In the recent decision, Chief Justice John Roberts noted that:
‘The clear purpose and actual effect of S. B. 8 has been to nullify this Court’s rulings. … Indeed, “[i]f the legislatures of the several states may, at will, annul the judgments of the courts of the United States, and destroy the rights acquired under those judgments, the constitution itself becomes a solemn mockery.” United States v. Peters, 5 Cranch 115, 136 (1809). The nature of the federal right infringed does not matter; it is the role of the Supreme Court in our constitutional system that is at stake.’
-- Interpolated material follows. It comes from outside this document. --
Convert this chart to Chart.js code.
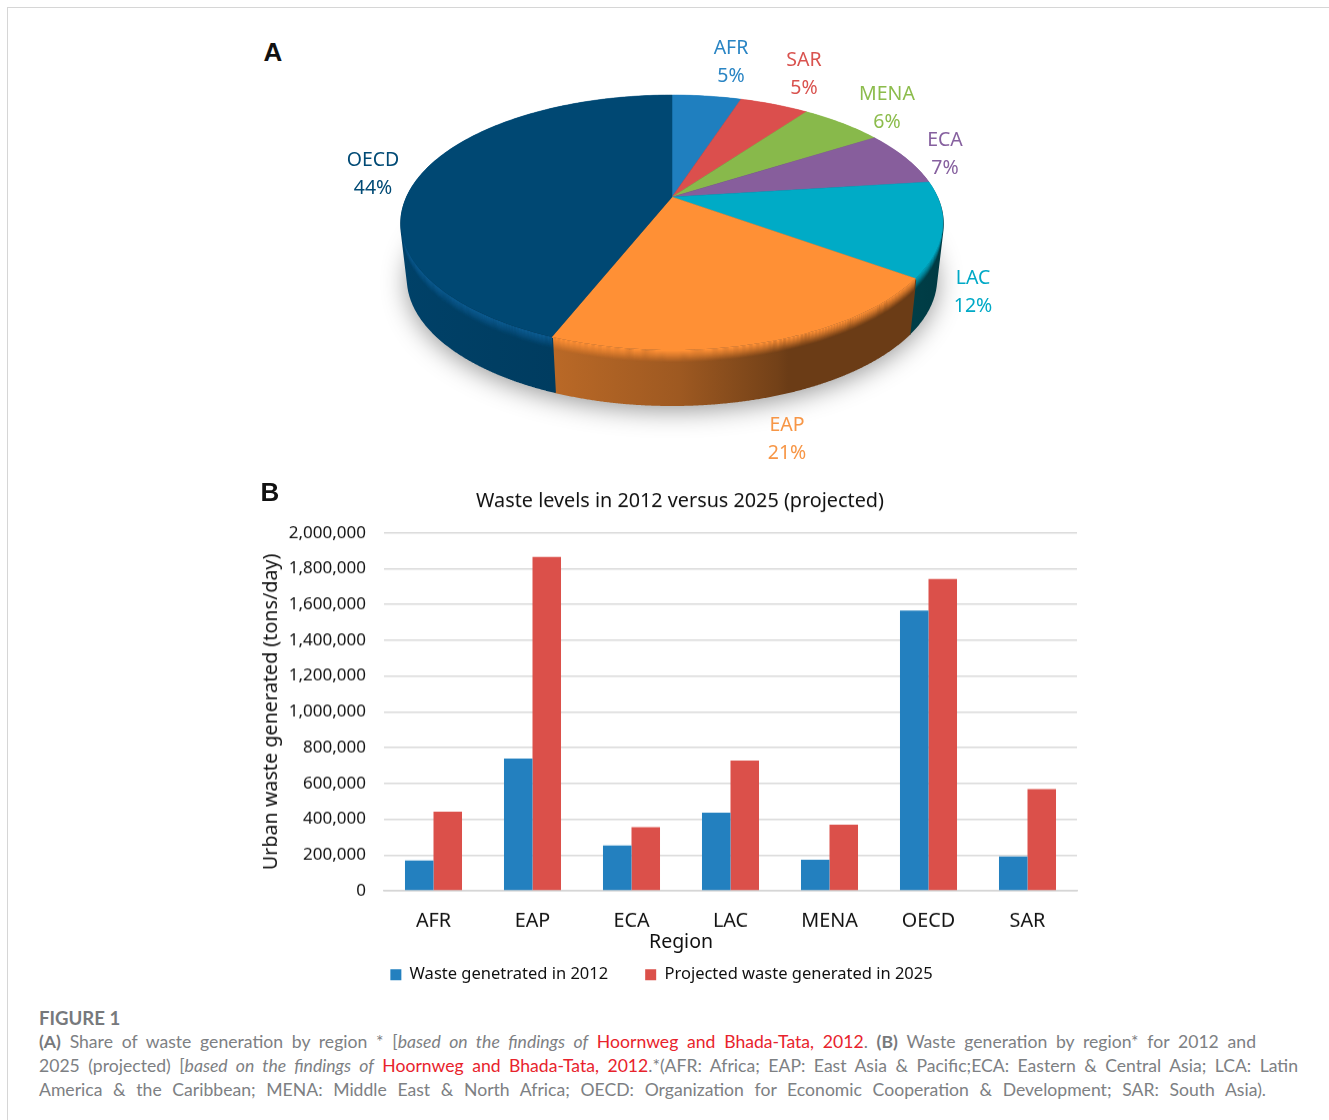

With his bravado, Newsom has guaranteed that courts will strike down his law as an open “mockery” of gun rights precedent and he will actually box in liberal judges and jurists in voting against the California law on the same grounds.
Indeed, the California law would put the Biden Administration into a bind. It just intervened first as an amicus party and then an actual party in the Texas litigation. (As expected, the Court tossed out the Biden Administration’s lawsuit as “improvidently granted”). The Administration insisted that such a law is an abomination given that the rights of abortion are established and this is an effort to nullify those rights through exposure to lawsuits. Here Newsom himself said that that is precisely what they want to do.
I appreciate the Boston Globe issuing the correction on the Tribe column. However, as past claims by Tribe have demonstrated, the rule for sourcing on such subjects for Professor Tribe remains Caveat Emptor.